- [TASK TO CARRY OUT] Check each line below for the word "this", and copy those that have it.

- [STORED RECORDS]
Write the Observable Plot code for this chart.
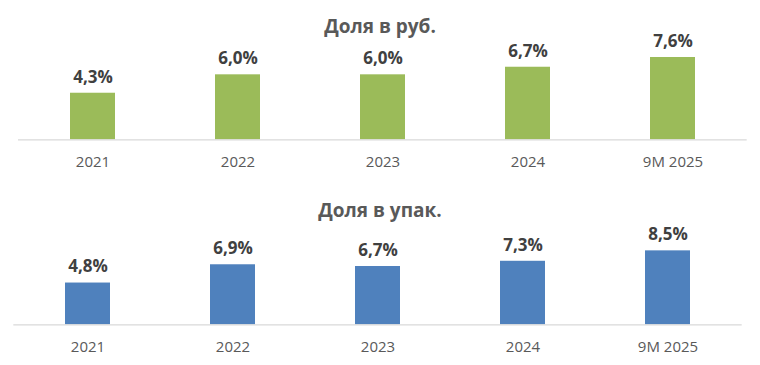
<!DOCTYPE html>
<html><head><meta charset="utf-8">
<script src="https://cdn.jsdelivr.net/npm/d3@7"></script>
<script src="https://cdn.jsdelivr.net/npm/@observablehq/plot@0.6"></script>
<style>
body{margin:0;background:#fff;font-family:"Open Sans",sans-serif;}
#wrap{position:relative;width:760px;height:365px;overflow:hidden;}
.chart{position:absolute;left:0;}
.title{position:absolute;left:0;width:760px;text-align:center;font:bold 19px "Open Sans",sans-serif;color:#595959;line-height:24px;}
</style></head>
<body><div id="wrap"></div>
<script>
const categories = ["2021","2022","2023","2024","9M 2025"];
const rubValues = [4.3, 6.0, 6.0, 6.7, 7.6];
const packValues = [4.8, 6.9, 6.7, 7.3, 8.5];
const titles = ["Доля в руб.", "Доля в упак."];

const fmt = v => v.toFixed(1).replace(".", ",") + "%";
const wrap = document.getElementById("wrap");

function chart(values, color, opts) {
  const data = categories.map((c, i) => ({cat: c, v: values[i]}));
  const svg = Plot.plot({
    width: 760, height: opts.height,
    marginLeft: opts.ml, marginRight: opts.mr, marginTop: opts.mt, marginBottom: opts.mb,
    x: {domain: categories, paddingInner: 0.69, paddingOuter: 0.345, tickSize: 0, tickPadding: 17, label: null},
    y: {domain: [0, 10], axis: null},
    style: {fontFamily: "Open Sans, sans-serif", fontSize: "15px", color: "#595959", background: "transparent"},
    marks: [
      Plot.barY(data, {x: "cat", y: "v", fill: color}),
      Plot.ruleY([0], {stroke: "#d9d9d9", strokeWidth: 1.3}),
      Plot.text(data, {x: "cat", y: "v", text: d => fmt(d.v), dy: -16, fontSize: 17, fontWeight: "bold", fill: "#404040"})
    ]
  });
  svg.classList.add("chart");
  svg.style.top = opts.top + "px";
  wrap.appendChild(svg);
}

chart(rubValues, "#9bbb59", {top: 0, height: 180, ml: 18, mr: 13.3, mt: 31, mb: 40.7});
chart(packValues, "#4f81bd", {top: 180, height: 185, ml: 13.3, mr: 18.3, mt: 57.3, mb: 40.7});

[[titles[0], 14], [titles[1], 198]].forEach(([t, y]) => {
  const d = document.createElement("div");
  d.className = "title";
  d.style.top = y + "px";
  d.textContent = t;
  wrap.appendChild(d);
});
</script></body></html>
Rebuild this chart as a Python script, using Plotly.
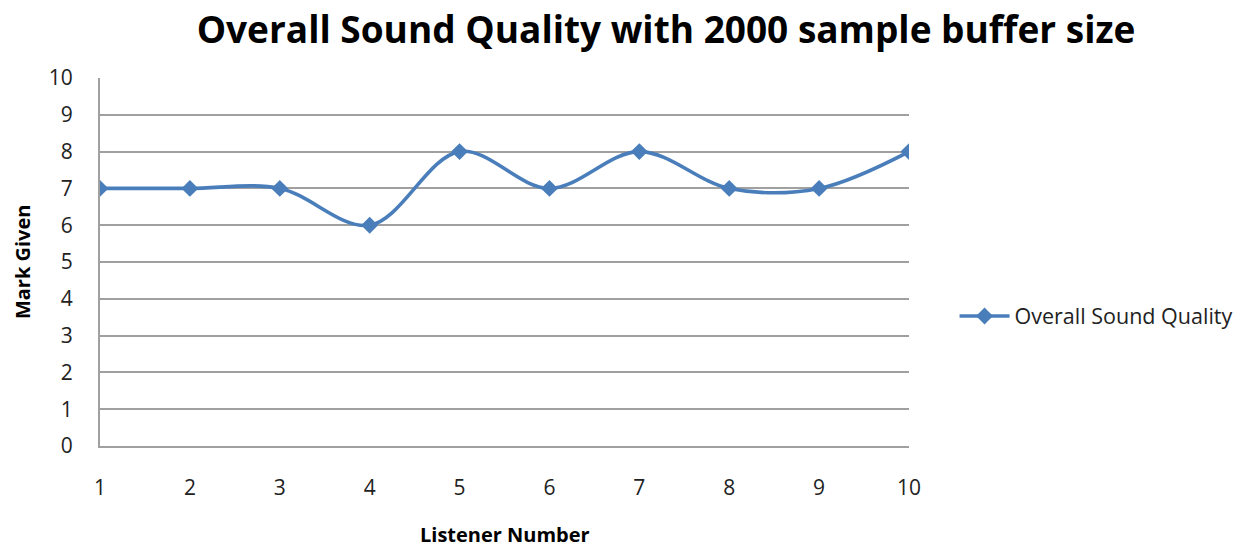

- [RESPONSE TO THE EXERCISE]
Write the Observable Plot code for this chart.
Rebuild this chart as a Python script, using Plotly.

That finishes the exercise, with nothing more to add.